● **WRITTEN INSTRUCTION**:
No images are to be carried over; print all other material exactly as it stands.

— BEGIN —

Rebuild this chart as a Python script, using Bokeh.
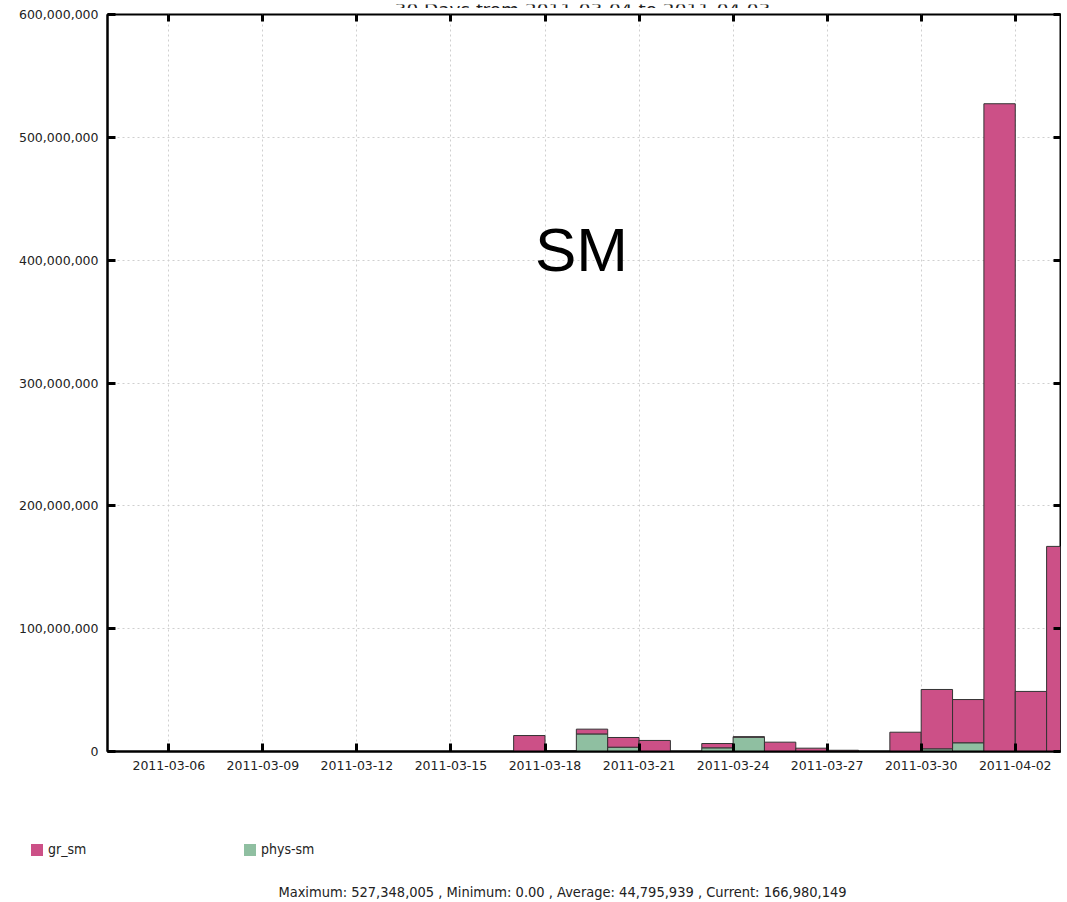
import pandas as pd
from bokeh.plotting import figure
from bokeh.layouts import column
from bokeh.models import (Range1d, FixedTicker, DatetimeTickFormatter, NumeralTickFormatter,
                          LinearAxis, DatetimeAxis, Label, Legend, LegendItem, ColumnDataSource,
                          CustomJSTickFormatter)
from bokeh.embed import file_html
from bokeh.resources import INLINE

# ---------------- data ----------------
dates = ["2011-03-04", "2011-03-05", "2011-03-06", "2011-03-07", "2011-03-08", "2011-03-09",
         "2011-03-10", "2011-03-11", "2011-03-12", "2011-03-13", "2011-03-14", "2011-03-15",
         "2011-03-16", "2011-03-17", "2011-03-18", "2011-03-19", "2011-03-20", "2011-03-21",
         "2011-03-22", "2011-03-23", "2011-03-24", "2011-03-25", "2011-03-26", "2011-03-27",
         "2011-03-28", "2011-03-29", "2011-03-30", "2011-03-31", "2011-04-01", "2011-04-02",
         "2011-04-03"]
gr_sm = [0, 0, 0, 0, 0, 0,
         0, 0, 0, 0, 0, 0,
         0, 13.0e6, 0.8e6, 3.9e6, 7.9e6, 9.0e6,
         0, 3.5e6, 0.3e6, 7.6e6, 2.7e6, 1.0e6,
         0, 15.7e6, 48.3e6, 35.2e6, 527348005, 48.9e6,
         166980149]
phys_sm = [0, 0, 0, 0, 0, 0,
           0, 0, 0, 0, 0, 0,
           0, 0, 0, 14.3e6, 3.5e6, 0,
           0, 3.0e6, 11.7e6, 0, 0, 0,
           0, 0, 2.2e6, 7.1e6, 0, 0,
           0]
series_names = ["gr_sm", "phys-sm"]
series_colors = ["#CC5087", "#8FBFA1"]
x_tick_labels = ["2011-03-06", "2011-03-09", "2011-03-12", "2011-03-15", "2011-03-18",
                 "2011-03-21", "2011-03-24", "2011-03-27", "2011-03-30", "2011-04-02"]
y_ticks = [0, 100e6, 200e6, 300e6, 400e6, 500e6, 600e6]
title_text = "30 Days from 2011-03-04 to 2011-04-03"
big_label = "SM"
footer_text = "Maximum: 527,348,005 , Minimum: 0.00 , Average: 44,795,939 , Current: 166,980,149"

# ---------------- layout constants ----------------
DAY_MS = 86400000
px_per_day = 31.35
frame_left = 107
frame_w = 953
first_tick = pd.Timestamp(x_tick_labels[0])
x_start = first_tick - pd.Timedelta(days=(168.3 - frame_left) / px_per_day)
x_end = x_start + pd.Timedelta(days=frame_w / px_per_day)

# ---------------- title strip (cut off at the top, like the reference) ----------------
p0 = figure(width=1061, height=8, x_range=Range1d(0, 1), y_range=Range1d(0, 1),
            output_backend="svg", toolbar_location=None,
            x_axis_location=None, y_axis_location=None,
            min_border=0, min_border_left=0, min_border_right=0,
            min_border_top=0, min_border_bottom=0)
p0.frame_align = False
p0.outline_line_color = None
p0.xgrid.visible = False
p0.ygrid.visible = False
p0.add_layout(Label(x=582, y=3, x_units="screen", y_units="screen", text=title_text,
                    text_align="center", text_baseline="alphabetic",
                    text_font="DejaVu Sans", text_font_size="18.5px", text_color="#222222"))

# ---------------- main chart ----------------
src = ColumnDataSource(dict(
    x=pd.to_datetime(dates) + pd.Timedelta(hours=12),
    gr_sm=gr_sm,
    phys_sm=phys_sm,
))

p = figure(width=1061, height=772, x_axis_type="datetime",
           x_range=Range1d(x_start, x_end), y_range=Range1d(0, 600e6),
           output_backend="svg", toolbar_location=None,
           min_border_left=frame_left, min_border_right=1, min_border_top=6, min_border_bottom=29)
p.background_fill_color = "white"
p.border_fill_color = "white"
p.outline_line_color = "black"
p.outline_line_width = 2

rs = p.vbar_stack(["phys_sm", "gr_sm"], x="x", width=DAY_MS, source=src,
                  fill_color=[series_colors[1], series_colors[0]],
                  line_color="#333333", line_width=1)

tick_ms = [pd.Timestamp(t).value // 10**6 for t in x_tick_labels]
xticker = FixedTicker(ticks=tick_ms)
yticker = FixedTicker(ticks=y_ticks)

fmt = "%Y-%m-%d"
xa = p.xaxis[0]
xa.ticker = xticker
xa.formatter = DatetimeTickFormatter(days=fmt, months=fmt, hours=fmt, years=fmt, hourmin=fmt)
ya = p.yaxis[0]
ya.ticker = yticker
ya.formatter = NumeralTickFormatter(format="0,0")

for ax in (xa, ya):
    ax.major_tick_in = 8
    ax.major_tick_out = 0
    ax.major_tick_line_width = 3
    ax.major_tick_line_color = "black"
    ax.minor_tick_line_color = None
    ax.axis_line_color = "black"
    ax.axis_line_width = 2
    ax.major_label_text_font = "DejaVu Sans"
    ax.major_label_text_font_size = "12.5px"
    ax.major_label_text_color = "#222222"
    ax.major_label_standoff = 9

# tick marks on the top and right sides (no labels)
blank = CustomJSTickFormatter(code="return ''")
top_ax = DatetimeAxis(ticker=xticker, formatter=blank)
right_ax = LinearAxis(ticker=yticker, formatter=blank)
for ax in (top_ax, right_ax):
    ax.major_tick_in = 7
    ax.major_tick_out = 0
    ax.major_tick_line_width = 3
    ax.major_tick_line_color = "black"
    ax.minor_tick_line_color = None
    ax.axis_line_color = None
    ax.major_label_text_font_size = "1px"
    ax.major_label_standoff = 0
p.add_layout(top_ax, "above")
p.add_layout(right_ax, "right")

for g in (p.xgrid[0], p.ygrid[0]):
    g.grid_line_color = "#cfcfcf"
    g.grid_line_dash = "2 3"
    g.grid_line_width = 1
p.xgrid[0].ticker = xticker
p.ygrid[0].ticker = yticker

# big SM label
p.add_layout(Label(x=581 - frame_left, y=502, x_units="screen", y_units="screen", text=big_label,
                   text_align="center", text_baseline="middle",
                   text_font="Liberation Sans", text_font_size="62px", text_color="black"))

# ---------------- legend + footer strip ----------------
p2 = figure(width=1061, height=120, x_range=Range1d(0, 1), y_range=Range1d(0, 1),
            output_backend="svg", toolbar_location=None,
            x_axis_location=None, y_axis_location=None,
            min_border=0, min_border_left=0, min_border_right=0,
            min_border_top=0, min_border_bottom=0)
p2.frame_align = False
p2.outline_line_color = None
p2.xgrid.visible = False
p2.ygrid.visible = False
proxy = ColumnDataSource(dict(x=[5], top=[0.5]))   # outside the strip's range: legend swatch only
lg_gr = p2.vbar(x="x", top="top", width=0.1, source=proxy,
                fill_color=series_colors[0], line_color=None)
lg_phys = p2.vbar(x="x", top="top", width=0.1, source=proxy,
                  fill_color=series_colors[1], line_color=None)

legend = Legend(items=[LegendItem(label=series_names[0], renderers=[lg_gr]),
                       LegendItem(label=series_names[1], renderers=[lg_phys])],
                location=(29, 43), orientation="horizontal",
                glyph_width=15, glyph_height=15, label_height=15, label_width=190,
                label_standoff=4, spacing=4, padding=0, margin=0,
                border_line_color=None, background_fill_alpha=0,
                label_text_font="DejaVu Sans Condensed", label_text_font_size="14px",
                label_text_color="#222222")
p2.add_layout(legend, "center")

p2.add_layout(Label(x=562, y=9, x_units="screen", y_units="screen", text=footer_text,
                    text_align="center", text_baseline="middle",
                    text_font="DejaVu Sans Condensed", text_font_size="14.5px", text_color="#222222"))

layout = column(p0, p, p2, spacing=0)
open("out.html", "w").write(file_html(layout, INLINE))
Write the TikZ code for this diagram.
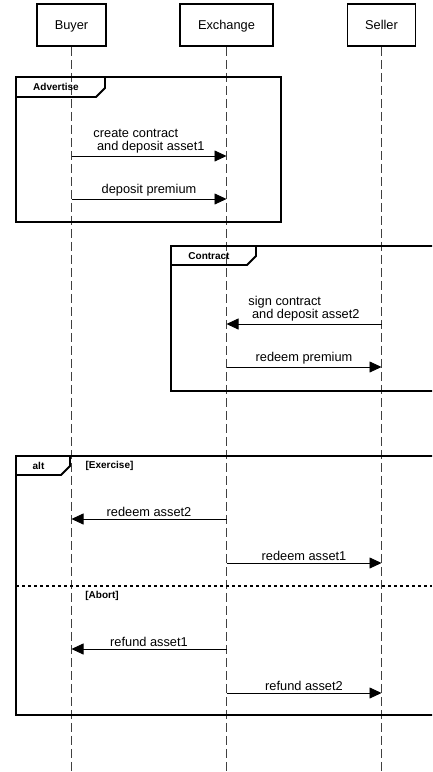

— END —

● **RESULT OF THIS EXERCISE**:
Rebuild this chart as a Python script, using Bokeh.
import pandas as pd
from bokeh.plotting import figure
from bokeh.layouts import column
from bokeh.models import (Range1d, FixedTicker, DatetimeTickFormatter, NumeralTickFormatter,
                          LinearAxis, DatetimeAxis, Label, Legend, LegendItem, ColumnDataSource,
                          CustomJSTickFormatter)
from bokeh.embed import file_html
from bokeh.resources import INLINE

# ---------------- data ----------------
dates = ["2011-03-04", "2011-03-05", "2011-03-06", "2011-03-07", "2011-03-08", "2011-03-09",
         "2011-03-10", "2011-03-11", "2011-03-12", "2011-03-13", "2011-03-14", "2011-03-15",
         "2011-03-16", "2011-03-17", "2011-03-18", "2011-03-19", "2011-03-20", "2011-03-21",
         "2011-03-22", "2011-03-23", "2011-03-24", "2011-03-25", "2011-03-26", "2011-03-27",
         "2011-03-28", "2011-03-29", "2011-03-30", "2011-03-31", "2011-04-01", "2011-04-02",
         "2011-04-03"]
gr_sm = [0, 0, 0, 0, 0, 0,
         0, 0, 0, 0, 0, 0,
         0, 13.0e6, 0.8e6, 3.9e6, 7.9e6, 9.0e6,
         0, 3.5e6, 0.3e6, 7.6e6, 2.7e6, 1.0e6,
         0, 15.7e6, 48.3e6, 35.2e6, 527348005, 48.9e6,
         166980149]
phys_sm = [0, 0, 0, 0, 0, 0,
           0, 0, 0, 0, 0, 0,
           0, 0, 0, 14.3e6, 3.5e6, 0,
           0, 3.0e6, 11.7e6, 0, 0, 0,
           0, 0, 2.2e6, 7.1e6, 0, 0,
           0]
series_names = ["gr_sm", "phys-sm"]
series_colors = ["#CC5087", "#8FBFA1"]
x_tick_labels = ["2011-03-06", "2011-03-09", "2011-03-12", "2011-03-15", "2011-03-18",
                 "2011-03-21", "2011-03-24", "2011-03-27", "2011-03-30", "2011-04-02"]
y_ticks = [0, 100e6, 200e6, 300e6, 400e6, 500e6, 600e6]
title_text = "30 Days from 2011-03-04 to 2011-04-03"
big_label = "SM"
footer_text = "Maximum: 527,348,005 , Minimum: 0.00 , Average: 44,795,939 , Current: 166,980,149"

# ---------------- layout constants ----------------
DAY_MS = 86400000
px_per_day = 31.35
frame_left = 107
frame_w = 953
first_tick = pd.Timestamp(x_tick_labels[0])
x_start = first_tick - pd.Timedelta(days=(168.3 - frame_left) / px_per_day)
x_end = x_start + pd.Timedelta(days=frame_w / px_per_day)

# ---------------- title strip (cut off at the top, like the reference) ----------------
p0 = figure(width=1061, height=8, x_range=Range1d(0, 1), y_range=Range1d(0, 1),
            output_backend="svg", toolbar_location=None,
            x_axis_location=None, y_axis_location=None,
            min_border=0, min_border_left=0, min_border_right=0,
            min_border_top=0, min_border_bottom=0)
p0.frame_align = False
p0.outline_line_color = None
p0.xgrid.visible = False
p0.ygrid.visible = False
p0.add_layout(Label(x=582, y=3, x_units="screen", y_units="screen", text=title_text,
                    text_align="center", text_baseline="alphabetic",
                    text_font="DejaVu Sans", text_font_size="18.5px", text_color="#222222"))

# ---------------- main chart ----------------
src = ColumnDataSource(dict(
    x=pd.to_datetime(dates) + pd.Timedelta(hours=12),
    gr_sm=gr_sm,
    phys_sm=phys_sm,
))

p = figure(width=1061, height=772, x_axis_type="datetime",
           x_range=Range1d(x_start, x_end), y_range=Range1d(0, 600e6),
           output_backend="svg", toolbar_location=None,
           min_border_left=frame_left, min_border_right=1, min_border_top=6, min_border_bottom=29)
p.background_fill_color = "white"
p.border_fill_color = "white"
p.outline_line_color = "black"
p.outline_line_width = 2

rs = p.vbar_stack(["phys_sm", "gr_sm"], x="x", width=DAY_MS, source=src,
                  fill_color=[series_colors[1], series_colors[0]],
                  line_color="#333333", line_width=1)

tick_ms = [pd.Timestamp(t).value // 10**6 for t in x_tick_labels]
xticker = FixedTicker(ticks=tick_ms)
yticker = FixedTicker(ticks=y_ticks)

fmt = "%Y-%m-%d"
xa = p.xaxis[0]
xa.ticker = xticker
xa.formatter = DatetimeTickFormatter(days=fmt, months=fmt, hours=fmt, years=fmt, hourmin=fmt)
ya = p.yaxis[0]
ya.ticker = yticker
ya.formatter = NumeralTickFormatter(format="0,0")

for ax in (xa, ya):
    ax.major_tick_in = 8
    ax.major_tick_out = 0
    ax.major_tick_line_width = 3
    ax.major_tick_line_color = "black"
    ax.minor_tick_line_color = None
    ax.axis_line_color = "black"
    ax.axis_line_width = 2
    ax.major_label_text_font = "DejaVu Sans"
    ax.major_label_text_font_size = "12.5px"
    ax.major_label_text_color = "#222222"
    ax.major_label_standoff = 9

# tick marks on the top and right sides (no labels)
blank = CustomJSTickFormatter(code="return ''")
top_ax = DatetimeAxis(ticker=xticker, formatter=blank)
right_ax = LinearAxis(ticker=yticker, formatter=blank)
for ax in (top_ax, right_ax):
    ax.major_tick_in = 7
    ax.major_tick_out = 0
    ax.major_tick_line_width = 3
    ax.major_tick_line_color = "black"
    ax.minor_tick_line_color = None
    ax.axis_line_color = None
    ax.major_label_text_font_size = "1px"
    ax.major_label_standoff = 0
p.add_layout(top_ax, "above")
p.add_layout(right_ax, "right")

for g in (p.xgrid[0], p.ygrid[0]):
    g.grid_line_color = "#cfcfcf"
    g.grid_line_dash = "2 3"
    g.grid_line_width = 1
p.xgrid[0].ticker = xticker
p.ygrid[0].ticker = yticker

# big SM label
p.add_layout(Label(x=581 - frame_left, y=502, x_units="screen", y_units="screen", text=big_label,
                   text_align="center", text_baseline="middle",
                   text_font="Liberation Sans", text_font_size="62px", text_color="black"))

# ---------------- legend + footer strip ----------------
p2 = figure(width=1061, height=120, x_range=Range1d(0, 1), y_range=Range1d(0, 1),
            output_backend="svg", toolbar_location=None,
            x_axis_location=None, y_axis_location=None,
            min_border=0, min_border_left=0, min_border_right=0,
            min_border_top=0, min_border_bottom=0)
p2.frame_align = False
p2.outline_line_color = None
p2.xgrid.visible = False
p2.ygrid.visible = False
proxy = ColumnDataSource(dict(x=[5], top=[0.5]))   # outside the strip's range: legend swatch only
lg_gr = p2.vbar(x="x", top="top", width=0.1, source=proxy,
                fill_color=series_colors[0], line_color=None)
lg_phys = p2.vbar(x="x", top="top", width=0.1, source=proxy,
                  fill_color=series_colors[1], line_color=None)

legend = Legend(items=[LegendItem(label=series_names[0], renderers=[lg_gr]),
                       LegendItem(label=series_names[1], renderers=[lg_phys])],
                location=(29, 43), orientation="horizontal",
                glyph_width=15, glyph_height=15, label_height=15, label_width=190,
                label_standoff=4, spacing=4, padding=0, margin=0,
                border_line_color=None, background_fill_alpha=0,
                label_text_font="DejaVu Sans Condensed", label_text_font_size="14px",
                label_text_color="#222222")
p2.add_layout(legend, "center")

p2.add_layout(Label(x=562, y=9, x_units="screen", y_units="screen", text=footer_text,
                    text_align="center", text_baseline="middle",
                    text_font="DejaVu Sans Condensed", text_font_size="14.5px", text_color="#222222"))

layout = column(p0, p, p2, spacing=0)
open("out.html", "w").write(file_html(layout, INLINE))
Write the TikZ code for this diagram.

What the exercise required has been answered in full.